Mr. Mather is also the author of the following articles in The Civil Service of the State of New York: “Banking and Currency ;” “Insurance,” (in part); ” The Port of New York City;” ” Historical Review.” In Appleton’s Cyclopaedia of American Biography he wrote the articles on “The Various Branches of the Mather Family of New England;” and also many other articles. For Appleton s Annual Cyclopaedia he furnished from 1885 to 1889, from ten to fifteen articles each year; and for the Cyclopaedia Americana (4 vols.) the American supplement to the Cyclopaedia Britannica, he wrote about thirty articles.
Mr. Mather is a member of the following clubs: The Fort Orange, Camera, Mohican Canoe and Ridgefield Athletic. In 1889 he was elected a curator of the library of the Young Men’s association by the largest majority any candidate had had for many years.
During the bi-centennial celebration in Albany, in 1886, he took a great interest in the loan exhibition, and prepared, with great expenditure of time, the catalogue of the same,
Mr. Mather has been twice married. His first wife was Cornelia H. Olcott of New York city; his present wife was Alice E. Yager of Oneonta, N. Y. He has one daughter. His sister is the widow of Prof. Richard H. Mather of Amherst College.
Beside being engaged in his great magazine labors, Mr. Mather is at present the Albany correspondent for about twenty newspapers, two-thirds of which are published outside of the state of New York.

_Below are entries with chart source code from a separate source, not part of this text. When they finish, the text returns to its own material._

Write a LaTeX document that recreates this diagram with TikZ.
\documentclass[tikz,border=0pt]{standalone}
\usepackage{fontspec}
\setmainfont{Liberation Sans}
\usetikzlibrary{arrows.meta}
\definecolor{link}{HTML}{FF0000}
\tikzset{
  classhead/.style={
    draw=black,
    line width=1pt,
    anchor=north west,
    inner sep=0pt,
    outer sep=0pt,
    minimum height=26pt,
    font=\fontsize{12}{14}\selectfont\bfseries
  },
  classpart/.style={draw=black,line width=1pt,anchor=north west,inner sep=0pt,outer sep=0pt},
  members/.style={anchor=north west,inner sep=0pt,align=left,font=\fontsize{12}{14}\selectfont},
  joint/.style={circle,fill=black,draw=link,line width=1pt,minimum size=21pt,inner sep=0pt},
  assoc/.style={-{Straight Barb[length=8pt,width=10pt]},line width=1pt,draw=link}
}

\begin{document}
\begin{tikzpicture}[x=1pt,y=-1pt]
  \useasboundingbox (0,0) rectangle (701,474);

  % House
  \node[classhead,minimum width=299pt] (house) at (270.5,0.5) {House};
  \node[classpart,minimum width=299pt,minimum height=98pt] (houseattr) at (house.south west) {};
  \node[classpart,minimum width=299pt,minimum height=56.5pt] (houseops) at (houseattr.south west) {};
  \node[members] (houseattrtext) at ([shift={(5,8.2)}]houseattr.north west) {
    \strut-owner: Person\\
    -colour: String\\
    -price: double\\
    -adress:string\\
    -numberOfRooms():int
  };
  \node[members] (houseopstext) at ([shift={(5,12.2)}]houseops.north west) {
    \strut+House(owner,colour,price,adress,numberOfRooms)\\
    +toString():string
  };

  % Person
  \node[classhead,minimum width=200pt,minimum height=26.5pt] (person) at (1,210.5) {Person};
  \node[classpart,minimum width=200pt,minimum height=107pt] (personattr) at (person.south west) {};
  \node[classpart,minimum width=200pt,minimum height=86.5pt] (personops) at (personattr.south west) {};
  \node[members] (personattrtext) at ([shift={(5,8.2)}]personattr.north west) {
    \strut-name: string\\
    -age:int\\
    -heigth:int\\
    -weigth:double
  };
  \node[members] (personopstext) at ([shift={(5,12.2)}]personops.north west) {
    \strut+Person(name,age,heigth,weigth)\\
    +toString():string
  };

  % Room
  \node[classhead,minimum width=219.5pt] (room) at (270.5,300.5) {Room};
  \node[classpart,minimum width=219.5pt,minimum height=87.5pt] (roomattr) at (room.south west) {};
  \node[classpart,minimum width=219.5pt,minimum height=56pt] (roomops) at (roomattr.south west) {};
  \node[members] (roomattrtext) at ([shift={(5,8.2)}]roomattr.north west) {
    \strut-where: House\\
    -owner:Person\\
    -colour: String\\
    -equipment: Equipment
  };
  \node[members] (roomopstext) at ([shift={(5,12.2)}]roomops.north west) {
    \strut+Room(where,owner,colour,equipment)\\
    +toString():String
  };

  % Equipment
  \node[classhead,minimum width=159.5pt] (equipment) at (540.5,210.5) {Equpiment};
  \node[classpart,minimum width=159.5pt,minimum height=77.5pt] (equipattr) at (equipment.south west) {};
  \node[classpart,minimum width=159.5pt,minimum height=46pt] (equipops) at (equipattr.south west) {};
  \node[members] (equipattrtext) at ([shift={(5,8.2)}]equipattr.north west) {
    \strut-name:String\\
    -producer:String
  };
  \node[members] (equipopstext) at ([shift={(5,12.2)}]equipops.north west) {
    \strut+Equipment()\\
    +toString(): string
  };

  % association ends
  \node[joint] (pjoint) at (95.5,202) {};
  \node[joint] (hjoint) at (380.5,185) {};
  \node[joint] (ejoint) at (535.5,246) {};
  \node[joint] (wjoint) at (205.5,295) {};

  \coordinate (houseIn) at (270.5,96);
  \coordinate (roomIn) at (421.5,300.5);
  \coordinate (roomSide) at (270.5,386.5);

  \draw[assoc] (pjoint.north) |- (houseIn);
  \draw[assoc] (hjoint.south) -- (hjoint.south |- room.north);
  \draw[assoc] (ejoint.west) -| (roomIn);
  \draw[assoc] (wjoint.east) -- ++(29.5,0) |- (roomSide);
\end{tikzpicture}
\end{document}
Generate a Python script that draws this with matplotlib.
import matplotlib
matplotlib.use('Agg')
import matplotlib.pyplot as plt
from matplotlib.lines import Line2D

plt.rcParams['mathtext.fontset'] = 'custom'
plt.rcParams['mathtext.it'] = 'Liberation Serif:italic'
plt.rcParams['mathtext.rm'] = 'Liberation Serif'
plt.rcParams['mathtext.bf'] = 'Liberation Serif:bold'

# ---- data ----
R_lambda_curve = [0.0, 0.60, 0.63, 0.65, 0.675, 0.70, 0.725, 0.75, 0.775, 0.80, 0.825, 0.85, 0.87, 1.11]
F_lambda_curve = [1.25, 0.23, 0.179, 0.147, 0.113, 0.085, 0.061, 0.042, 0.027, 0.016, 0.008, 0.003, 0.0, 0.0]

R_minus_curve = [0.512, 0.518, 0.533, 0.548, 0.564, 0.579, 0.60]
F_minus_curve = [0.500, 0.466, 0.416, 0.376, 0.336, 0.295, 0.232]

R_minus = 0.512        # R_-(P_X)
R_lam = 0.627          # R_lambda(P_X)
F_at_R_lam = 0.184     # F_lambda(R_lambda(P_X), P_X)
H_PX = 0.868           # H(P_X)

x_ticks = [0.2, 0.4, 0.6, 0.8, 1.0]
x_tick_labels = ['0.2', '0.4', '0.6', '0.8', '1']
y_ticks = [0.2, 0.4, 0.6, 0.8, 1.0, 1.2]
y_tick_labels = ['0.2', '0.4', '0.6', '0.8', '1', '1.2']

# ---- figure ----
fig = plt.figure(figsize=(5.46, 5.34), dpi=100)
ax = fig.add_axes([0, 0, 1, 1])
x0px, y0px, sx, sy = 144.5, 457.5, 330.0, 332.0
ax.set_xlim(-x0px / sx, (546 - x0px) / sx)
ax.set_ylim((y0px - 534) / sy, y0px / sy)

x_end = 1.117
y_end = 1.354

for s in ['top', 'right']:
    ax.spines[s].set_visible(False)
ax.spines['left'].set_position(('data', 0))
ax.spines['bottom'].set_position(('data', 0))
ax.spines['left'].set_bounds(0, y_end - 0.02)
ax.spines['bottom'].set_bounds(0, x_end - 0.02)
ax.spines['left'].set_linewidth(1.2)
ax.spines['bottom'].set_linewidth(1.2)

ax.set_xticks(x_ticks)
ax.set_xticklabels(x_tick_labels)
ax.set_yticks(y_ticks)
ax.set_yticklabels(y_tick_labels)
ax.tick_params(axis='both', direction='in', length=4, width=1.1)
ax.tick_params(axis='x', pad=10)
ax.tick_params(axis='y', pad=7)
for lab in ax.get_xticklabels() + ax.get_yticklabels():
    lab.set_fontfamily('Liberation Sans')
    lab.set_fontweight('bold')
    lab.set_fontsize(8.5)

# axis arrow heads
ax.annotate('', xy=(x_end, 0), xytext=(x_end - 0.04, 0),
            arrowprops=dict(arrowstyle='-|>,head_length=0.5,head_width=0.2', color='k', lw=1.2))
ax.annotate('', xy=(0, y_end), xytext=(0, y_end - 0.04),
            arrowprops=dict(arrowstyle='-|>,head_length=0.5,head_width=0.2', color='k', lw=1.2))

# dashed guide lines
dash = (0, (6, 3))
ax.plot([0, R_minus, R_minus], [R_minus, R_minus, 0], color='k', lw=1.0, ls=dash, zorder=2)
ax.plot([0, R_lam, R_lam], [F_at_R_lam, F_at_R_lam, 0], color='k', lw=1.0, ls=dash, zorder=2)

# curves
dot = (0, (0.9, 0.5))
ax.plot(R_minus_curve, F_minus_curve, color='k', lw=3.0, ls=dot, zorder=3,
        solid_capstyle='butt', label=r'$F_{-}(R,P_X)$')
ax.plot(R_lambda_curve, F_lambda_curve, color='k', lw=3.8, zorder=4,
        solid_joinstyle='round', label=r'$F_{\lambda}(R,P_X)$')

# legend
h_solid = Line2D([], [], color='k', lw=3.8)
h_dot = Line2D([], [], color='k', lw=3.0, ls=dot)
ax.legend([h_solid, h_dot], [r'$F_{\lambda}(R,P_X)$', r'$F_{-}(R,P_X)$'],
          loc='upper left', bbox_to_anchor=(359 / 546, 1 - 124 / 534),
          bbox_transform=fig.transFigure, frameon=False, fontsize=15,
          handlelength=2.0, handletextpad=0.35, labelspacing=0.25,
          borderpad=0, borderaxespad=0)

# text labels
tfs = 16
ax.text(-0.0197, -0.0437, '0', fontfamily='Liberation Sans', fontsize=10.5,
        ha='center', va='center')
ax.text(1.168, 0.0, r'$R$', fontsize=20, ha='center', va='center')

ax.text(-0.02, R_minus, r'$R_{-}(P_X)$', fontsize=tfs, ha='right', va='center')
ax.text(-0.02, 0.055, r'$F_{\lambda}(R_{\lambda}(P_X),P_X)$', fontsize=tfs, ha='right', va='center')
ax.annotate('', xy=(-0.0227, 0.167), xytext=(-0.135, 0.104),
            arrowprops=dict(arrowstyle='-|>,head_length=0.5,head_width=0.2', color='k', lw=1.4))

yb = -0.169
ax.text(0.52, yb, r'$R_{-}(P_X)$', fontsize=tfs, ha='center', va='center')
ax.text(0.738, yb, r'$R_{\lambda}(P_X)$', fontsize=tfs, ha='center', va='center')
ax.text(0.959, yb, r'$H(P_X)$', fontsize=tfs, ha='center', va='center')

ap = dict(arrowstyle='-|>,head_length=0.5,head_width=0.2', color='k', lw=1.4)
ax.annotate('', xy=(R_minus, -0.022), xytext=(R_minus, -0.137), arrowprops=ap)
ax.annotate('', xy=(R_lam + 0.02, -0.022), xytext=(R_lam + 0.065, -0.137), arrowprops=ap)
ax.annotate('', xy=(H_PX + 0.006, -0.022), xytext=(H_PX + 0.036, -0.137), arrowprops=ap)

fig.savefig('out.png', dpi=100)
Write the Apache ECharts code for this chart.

Of a tall, slender figure, possessing some of the Scottish traits of character, logical and methodical in his writings, with a thoughtful and studious countenance and no little urbanity, pursuing the ” even tenor of his way,” unruffled by the tumults of political life, he exhibits in a high degree those marked characteristics which belong to a true literary-gentleman, whose heart and hands are fully engaged in his work, and whose sole ambition is still to plan and execute some new undertaking in the world of letters and of science.